=== Stored data ===

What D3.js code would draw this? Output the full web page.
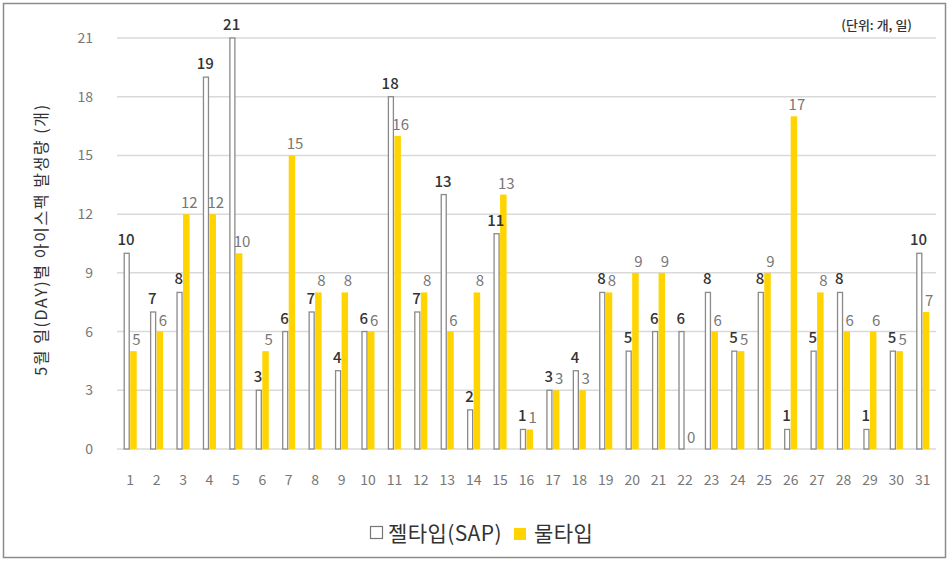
<!DOCTYPE html>
<html>
<head>
  <meta charset="utf-8">
  <script src="https://cdn.jsdelivr.net/npm/d3@7.0.0/dist/d3.min.js"></script>
  <style>
    body { margin: 0; background: #fff; }
    text { font-family: "Noto Sans CJK KR", "Noto Sans", sans-serif; }
  </style>
</head>
<body>
  <div id="chart"></div>
  <script>
    // days of May
    var days = d3.range(1, 32).map(String);
    // 젤타입(SAP)
    var gelValues = [10, 7, 8, 19, 21, 3, 6, 7, 4, 6, 18, 7, 13, 2, 11, 1, 3, 4, 8, 5, 6, 6, 8, 5, 8, 1, 5, 8, 1, 5, 10];
    // 물타입
    var waterValues = [5, 6, 12, 12, 10, 5, 15, 8, 8, 6, 16, 8, 6, 8, 13, 1, 3, 3, 8, 9, 9, 0, 6, 5, 9, 17, 8, 6, 6, 5, 7];
    var yTicks = [0, 3, 6, 9, 12, 15, 18, 21];
    var seriesNames = ["젤타입(SAP)", "물타입"];

    var W = 949, H = 561;
    var margin = { top: 38, right: 9, bottom: 112, left: 117 };
    var width = W - margin.left - margin.right;
    var height = H - margin.top - margin.bottom;

    var svg = d3.select("#chart").append("svg")
      .attr("width", W)
      .attr("height", H);

    // outer frame
    svg.append("rect")
      .attr("x", 3.5).attr("y", 3.5)
      .attr("width", W - 7).attr("height", H - 7)
      .attr("fill", "none")
      .attr("stroke", "#8c8c8c")
      .attr("stroke-width", 1.5);

    var g = svg.append("g")
      .attr("transform", "translate(" + margin.left + "," + margin.top + ")");

    var x = d3.scaleBand().domain(days).range([0, width - 4]);
    var y = d3.scaleLinear().domain([0, 21]).range([height, 0]);
    var barW = 6.5;

    // gridlines
    g.selectAll(".grid")
      .data(yTicks)
      .enter().append("line")
      .attr("x1", 0).attr("x2", width - 4)
      .attr("y1", function(d) { return y(d); })
      .attr("y2", function(d) { return y(d); })
      .attr("stroke", "#d9d9d9")
      .attr("stroke-width", 1.5);

    // y axis labels
    g.selectAll(".ytick")
      .data(yTicks)
      .enter().append("text")
      .attr("x", -24)
      .attr("y", function(d) { return y(d) + 5; })
      .attr("text-anchor", "end")
      .attr("font-size", 14)
      .attr("fill", "#777")
      .text(function(d) { return d; });

    // x axis labels
    g.selectAll(".xtick")
      .data(days)
      .enter().append("text")
      .attr("x", function(d) { return x(d) + x.bandwidth() / 2; })
      .attr("y", height + 36)
      .attr("text-anchor", "middle")
      .attr("font-size", 14)
      .attr("fill", "#777")
      .text(function(d) { return d; });

    // gel bars
    g.selectAll(".gel")
      .data(gelValues)
      .enter().append("rect")
      .attr("x", function(d, i) { return x(days[i]) + x.bandwidth() / 2 - barW + 0.5; })
      .attr("y", function(d) { return y(d); })
      .attr("width", barW - 1.5)
      .attr("height", function(d) { return height - y(d); })
      .attr("fill", "#fff")
      .attr("stroke", "#8a8a8a")
      .attr("stroke-width", 1.3);

    // water bars
    g.selectAll(".water")
      .data(waterValues)
      .enter().append("rect")
      .attr("x", function(d, i) { return x(days[i]) + x.bandwidth() / 2; })
      .attr("y", function(d) { return y(d); })
      .attr("width", barW)
      .attr("height", function(d) { return height - y(d); })
      .attr("fill", "#ffd400");

    // value labels
    g.selectAll(".gelLabel")
      .data(gelValues)
      .enter().append("text")
      .attr("x", function(d, i) { return x(days[i]) + x.bandwidth() / 2 - barW / 2 - 1; })
      .attr("y", function(d) { return y(d) - 8; })
      .attr("text-anchor", "middle")
      .attr("font-size", 15)
      .attr("font-weight", 500)
      .attr("fill", "#333")
      .text(function(d) { return d; });

    g.selectAll(".waterLabel")
      .data(waterValues)
      .enter().append("text")
      .attr("x", function(d, i) { return x(days[i]) + x.bandwidth() / 2 + barW / 2 + 3; })
      .attr("y", function(d) { return y(d) - 6; })
      .attr("text-anchor", "middle")
      .attr("font-size", 15)
      .attr("fill", "#777")
      .text(function(d) { return d; });

    // y axis title
    svg.append("text")
      .attr("transform", "translate(47," + (margin.top + height / 2 - 4) + ") rotate(-90)")
      .attr("text-anchor", "middle")
      .attr("font-size", 16)
      .attr("letter-spacing", 1.6)
      .attr("fill", "#333")
      .text("5월 일(DAY)별 아이스팩 발생량 (개)");

    // unit label
    svg.append("text")
      .attr("x", 912)
      .attr("y", 30)
      .attr("text-anchor", "end")
      .attr("font-size", 13)
      .attr("font-weight", 500)
      .attr("fill", "#333")
      .text("(단위: 개, 일)");

    // legend
    var legend = svg.append("g").attr("transform", "translate(0,533)");
    legend.append("rect")
      .attr("x", 370.5).attr("y", -6.5)
      .attr("width", 12).attr("height", 12)
      .attr("fill", "#fff").attr("stroke", "#777").attr("stroke-width", 1.2);
    legend.append("text")
      .attr("x", 388).attr("y", 8)
      .attr("font-size", 21).attr("letter-spacing", 0.4).attr("fill", "#333")
      .text(seriesNames[0]);
    legend.append("rect")
      .attr("x", 514).attr("y", -5)
      .attr("width", 12).attr("height", 12)
      .attr("fill", "#ffd400");
    legend.append("text")
      .attr("x", 534).attr("y", 8)
      .attr("font-size", 21).attr("letter-spacing", 0.4).attr("fill", "#333")
      .text(seriesNames[1]);
  </script>
</body>
</html>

===

* _Set problem_
Set every line down exactly as written, leaving each picture out.

* _Exercise answer_
What D3.js code would draw this? Output the full web page.
<!DOCTYPE html>
<html>
<head>
  <meta charset="utf-8">
  <script src="https://cdn.jsdelivr.net/npm/d3@7.0.0/dist/d3.min.js"></script>
  <style>
    body { margin: 0; background: #fff; }
    text { font-family: "Noto Sans CJK KR", "Noto Sans", sans-serif; }
  </style>
</head>
<body>
  <div id="chart"></div>
  <script>
    // days of May
    var days = d3.range(1, 32).map(String);
    // 젤타입(SAP)
    var gelValues = [10, 7, 8, 19, 21, 3, 6, 7, 4, 6, 18, 7, 13, 2, 11, 1, 3, 4, 8, 5, 6, 6, 8, 5, 8, 1, 5, 8, 1, 5, 10];
    // 물타입
    var waterValues = [5, 6, 12, 12, 10, 5, 15, 8, 8, 6, 16, 8, 6, 8, 13, 1, 3, 3, 8, 9, 9, 0, 6, 5, 9, 17, 8, 6, 6, 5, 7];
    var yTicks = [0, 3, 6, 9, 12, 15, 18, 21];
    var seriesNames = ["젤타입(SAP)", "물타입"];

    var W = 949, H = 561;
    var margin = { top: 38, right: 9, bottom: 112, left: 117 };
    var width = W - margin.left - margin.right;
    var height = H - margin.top - margin.bottom;

    var svg = d3.select("#chart").append("svg")
      .attr("width", W)
      .attr("height", H);

    // outer frame
    svg.append("rect")
      .attr("x", 3.5).attr("y", 3.5)
      .attr("width", W - 7).attr("height", H - 7)
      .attr("fill", "none")
      .attr("stroke", "#8c8c8c")
      .attr("stroke-width", 1.5);

    var g = svg.append("g")
      .attr("transform", "translate(" + margin.left + "," + margin.top + ")");

    var x = d3.scaleBand().domain(days).range([0, width - 4]);
    var y = d3.scaleLinear().domain([0, 21]).range([height, 0]);
    var barW = 6.5;

    // gridlines
    g.selectAll(".grid")
      .data(yTicks)
      .enter().append("line")
      .attr("x1", 0).attr("x2", width - 4)
      .attr("y1", function(d) { return y(d); })
      .attr("y2", function(d) { return y(d); })
      .attr("stroke", "#d9d9d9")
      .attr("stroke-width", 1.5);

    // y axis labels
    g.selectAll(".ytick")
      .data(yTicks)
      .enter().append("text")
      .attr("x", -24)
      .attr("y", function(d) { return y(d) + 5; })
      .attr("text-anchor", "end")
      .attr("font-size", 14)
      .attr("fill", "#777")
      .text(function(d) { return d; });

    // x axis labels
    g.selectAll(".xtick")
      .data(days)
      .enter().append("text")
      .attr("x", function(d) { return x(d) + x.bandwidth() / 2; })
      .attr("y", height + 36)
      .attr("text-anchor", "middle")
      .attr("font-size", 14)
      .attr("fill", "#777")
      .text(function(d) { return d; });

    // gel bars
    g.selectAll(".gel")
      .data(gelValues)
      .enter().append("rect")
      .attr("x", function(d, i) { return x(days[i]) + x.bandwidth() / 2 - barW + 0.5; })
      .attr("y", function(d) { return y(d); })
      .attr("width", barW - 1.5)
      .attr("height", function(d) { return height - y(d); })
      .attr("fill", "#fff")
      .attr("stroke", "#8a8a8a")
      .attr("stroke-width", 1.3);

    // water bars
    g.selectAll(".water")
      .data(waterValues)
      .enter().append("rect")
      .attr("x", function(d, i) { return x(days[i]) + x.bandwidth() / 2; })
      .attr("y", function(d) { return y(d); })
      .attr("width", barW)
      .attr("height", function(d) { return height - y(d); })
      .attr("fill", "#ffd400");

    // value labels
    g.selectAll(".gelLabel")
      .data(gelValues)
      .enter().append("text")
      .attr("x", function(d, i) { return x(days[i]) + x.bandwidth() / 2 - barW / 2 - 1; })
      .attr("y", function(d) { return y(d) - 8; })
      .attr("text-anchor", "middle")
      .attr("font-size", 15)
      .attr("font-weight", 500)
      .attr("fill", "#333")
      .text(function(d) { return d; });

    g.selectAll(".waterLabel")
      .data(waterValues)
      .enter().append("text")
      .attr("x", function(d, i) { return x(days[i]) + x.bandwidth() / 2 + barW / 2 + 3; })
      .attr("y", function(d) { return y(d) - 6; })
      .attr("text-anchor", "middle")
      .attr("font-size", 15)
      .attr("fill", "#777")
      .text(function(d) { return d; });

    // y axis title
    svg.append("text")
      .attr("transform", "translate(47," + (margin.top + height / 2 - 4) + ") rotate(-90)")
      .attr("text-anchor", "middle")
      .attr("font-size", 16)
      .attr("letter-spacing", 1.6)
      .attr("fill", "#333")
      .text("5월 일(DAY)별 아이스팩 발생량 (개)");

    // unit label
    svg.append("text")
      .attr("x", 912)
      .attr("y", 30)
      .attr("text-anchor", "end")
      .attr("font-size", 13)
      .attr("font-weight", 500)
      .attr("fill", "#333")
      .text("(단위: 개, 일)");

    // legend
    var legend = svg.append("g").attr("transform", "translate(0,533)");
    legend.append("rect")
      .attr("x", 370.5).attr("y", -6.5)
      .attr("width", 12).attr("height", 12)
      .attr("fill", "#fff").attr("stroke", "#777").attr("stroke-width", 1.2);
    legend.append("text")
      .attr("x", 388).attr("y", 8)
      .attr("font-size", 21).attr("letter-spacing", 0.4).attr("fill", "#333")
      .text(seriesNames[0]);
    legend.append("rect")
      .attr("x", 514).attr("y", -5)
      .attr("width", 12).attr("height", 12)
      .attr("fill", "#ffd400");
    legend.append("text")
      .attr("x", 534).attr("y", 8)
      .attr("font-size", 21).attr("letter-spacing", 0.4).attr("fill", "#333")
      .text(seriesNames[1]);
  </script>
</body>
</html>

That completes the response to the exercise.